Readers of this blog understand that cellular radio carriers need to monitor continuously the location of every subscriber with their handsets on. Such tracking provides the basis for knowing how to route an inbound call to a subscriber and when to provide service (what used to be called dialtone) to a subscriber seeking to make an outbound call. The slope becomes both slippery and increasingly horrible as tracking technologies offer new profit centers for carriers, smartphone manufacturers, platform intermediaries, content providers, social networks, data analytical firms, marketers, advertisers and more. These stakeholders typically do not pay consumers for access to data about wireless subscribers’ locations, conversations, texts, messages, app uses, etc.
At best, the quid pro quo involves an exchange of something “free,” but not without cost to the consumer. At worse, consumers receive nothing, may not even know about what takes place and may suffer from the intrusion of privacy, revealed preferences, and analysis that tilts a market transaction in favor of the firm having acquired and analyzed surveillance data.
I hope that readers neither accept the notion that broadband users have no reasonable expectation of privacy, nor do they have anything to fear about data mining. The miners repeatedly emphasize how they take pains to anonymize the data they collect. Yet, we should know by now how easy it is for data analytical firms and marketers to identify individuals and know more about us than what the data protection promises claim to safeguard.
It is quite easy for data mining to rat out someone, because they know where we are and how we use our smartphones.
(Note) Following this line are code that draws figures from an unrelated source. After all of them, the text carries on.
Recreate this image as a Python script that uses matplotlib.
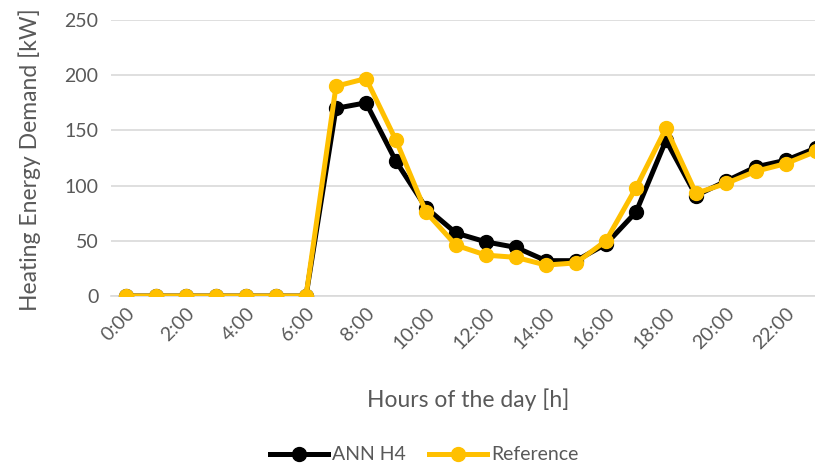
import matplotlib
matplotlib.use("Agg")
import matplotlib.pyplot as plt

hours = [f"{h}:00" for h in range(24)]
ann_h4 = [0, 0, 0, 0, 0, 0, 0, 170, 175, 122, 80, 57, 49, 44, 32, 32, 47, 76, 141, 91, 104, 117, 123, 134]
reference = [0, 0, 0, 0, 0, 0, 0, 190, 197, 141, 76, 46, 37, 35, 28, 30, 50, 98, 152, 93, 102, 113, 120, 131]
yticks = [0, 50, 100, 150, 200, 250]

plt.rcParams['font.family'] = ['Lato', 'DejaVu Sans']
gray = '#595959'

fig = plt.figure(figsize=(8.15, 4.66), dpi=100)
ax = fig.add_axes([111/815, (466-296)/466, 720/815, 276/466])

x = list(range(len(hours)))
ax.plot(x, ann_h4, color='black', lw=3.6, marker='o', ms=10, label='ANN H4', zorder=3, solid_joinstyle='round')
ax.plot(x, reference, color='#FFC000', lw=3.6, marker='o', ms=10, label='Reference', zorder=4, solid_joinstyle='round')

ax.set_xlim(-0.5, 23.5)
ax.set_ylim(0, 250)
ax.set_yticks(yticks)
ax.set_yticklabels([str(v) for v in yticks], fontsize=14, color=gray)
ax.set_xticks(x[::2])
ax.set_xticklabels(hours[::2], rotation=45, ha='right', va='top', fontsize=14, color=gray,
                   rotation_mode='anchor')
ax.tick_params(axis='both', length=0, pad=9)
ax.tick_params(axis='x', pad=6)
ax.grid(axis='y', color='#D9D9D9', lw=1.2)
ax.set_axisbelow(True)
for s in ['top', 'right', 'left']:
    ax.spines[s].set_visible(False)
ax.spines['bottom'].set_color('#D9D9D9')
ax.spines['bottom'].set_linewidth(1.2)

fig.text(30/815, 1 - 160/466, 'Heating Energy Demand [kW]', rotation=90, ha='center', va='center',
         fontsize=16.5, color=gray)
fig.text(468/815, 1 - 400/466, 'Hours of the day [h]', ha='center', va='center', fontsize=16.5, color=gray)

leg = fig.legend(loc='center', bbox_to_anchor=(424/815, 1 - 455/466), ncol=2, frameon=False,
                 fontsize=14, handlelength=3, columnspacing=1.2, handletextpad=0.2, labelcolor=gray)

fig.savefig('out.png', dpi=100)
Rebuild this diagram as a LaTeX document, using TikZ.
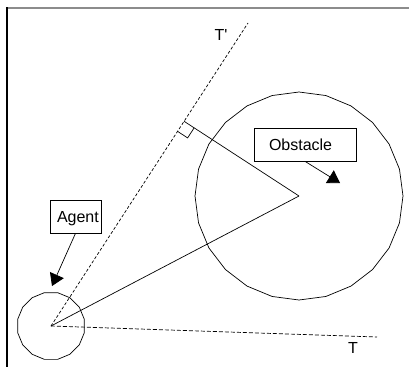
\documentclass[tikz,border=0pt]{standalone}
\usepackage{fontspec}
\setmainfont{Liberation Sans}
\usetikzlibrary{arrows.meta,calc,shapes.geometric}
\begin{document}
\begin{tikzpicture}[x=1pt,y=-1pt,
  thinline/.style={line width=0.7pt,black},
  dashT/.style={thinline,dash pattern=on 4pt off 2pt},
  dashTp/.style={thinline,dash pattern=on 3pt off 2pt},
  labelbox/.style={draw,thinline,minimum height=33pt,text height=11.5pt,text depth=0pt,align=left,font=\fontsize{16}{19}\selectfont},
  pointer/.style={thinline,-{Triangle[length=12pt,width=15pt]}},
  lbl/.style={inner sep=0pt,font=\fontsize{16}{19}\selectfont}]
\useasboundingbox (0,0) rectangle (409,367);
% frame
\draw[line width=2pt,gray!90] (7,8) -- (409,8);
\draw[line width=1.5pt,black] (7,7) -- (7,367);
% circles
\node[regular polygon,regular polygon sides=24,shape border rotate=7.5,minimum size=208pt,inner sep=0pt,outer sep=0pt,draw,thinline] (obstacle) at (299,196) {};
\node[regular polygon,regular polygon sides=16,minimum size=68pt,inner sep=0pt,outer sep=0pt,draw,thinline] (agent) at (51,326) {};
\coordinate (tpend) at (248,23);
\coordinate (tend) at (377,337);
% tangents
\draw[dashTp] (agent.center) -- (tpend);
\draw[dashT] (agent.center) -- (tend);
% lines
\draw[thinline] (agent.center) -- (obstacle.center);
\coordinate (foot) at ($(agent.center)!(obstacle.center)!(tpend)$);
\draw[thinline] (obstacle.center) -- (foot);
\coordinate (ra) at ($(foot)!12pt!(obstacle.center)$);
\coordinate (rb) at ($(foot)!12pt!(agent.center)$);
\draw[thinline] (ra) -- ($(ra)+(rb)-(foot)$) -- (rb);
% labels
\node[lbl] (tplabel) at (221,34.5) {T\textquotesingle};
\node[lbl] (tlabel) at (353,348) {T};
\node[labelbox,inner xsep=15pt,text width=72pt] (obsbox) at (305,144.5) {Obstacle};
\node[labelbox,inner xsep=7pt,text width=37pt] (agentbox) at (75.5,216.5) {Agent};
\coordinate (obstip) at (340,183);
\coordinate (agenttip) at (52,286);
\draw[pointer] (obsbox.south) -- (obstip);
\draw[pointer] (agentbox.south) -- (agenttip);
\end{tikzpicture}
\end{document}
The domestic terrorists/patriots (depending on your politics) should have known that an operational smartphone in their possession regularly records their location, the destination of their calls and texts, and what apps were used. This is evidenceavailable to law enforcement authorities. In most instances, the carrier and the manufacturer of the smartphone willingly cooperate with authorities, often without expecting a search warrant. The slippery slope starts in the reasonable law enforcement/national security zone, but quickly moves into territory most of us do not support.
Just who is doing the rating out?
If you, like most, support the use of wireless metadata, call records, etc. for law enforcement, what do you think about congressional or state legislatures using these surveillance technologies for investigations? This data can identify who aided and abetted the crimes committed by others on January 6, 2021. Some people, not physically located at the Capitol, may have actively conspired to execute the carnage.
What rat you out surveillance technologies violate a reasonable expectation of privacy, and the right to be left alone? Appreciate the irony that while we might agonize about whether and how these concepts support or block congressional investigations, data miners typically have no constraints, because the terms of service grant a free reign.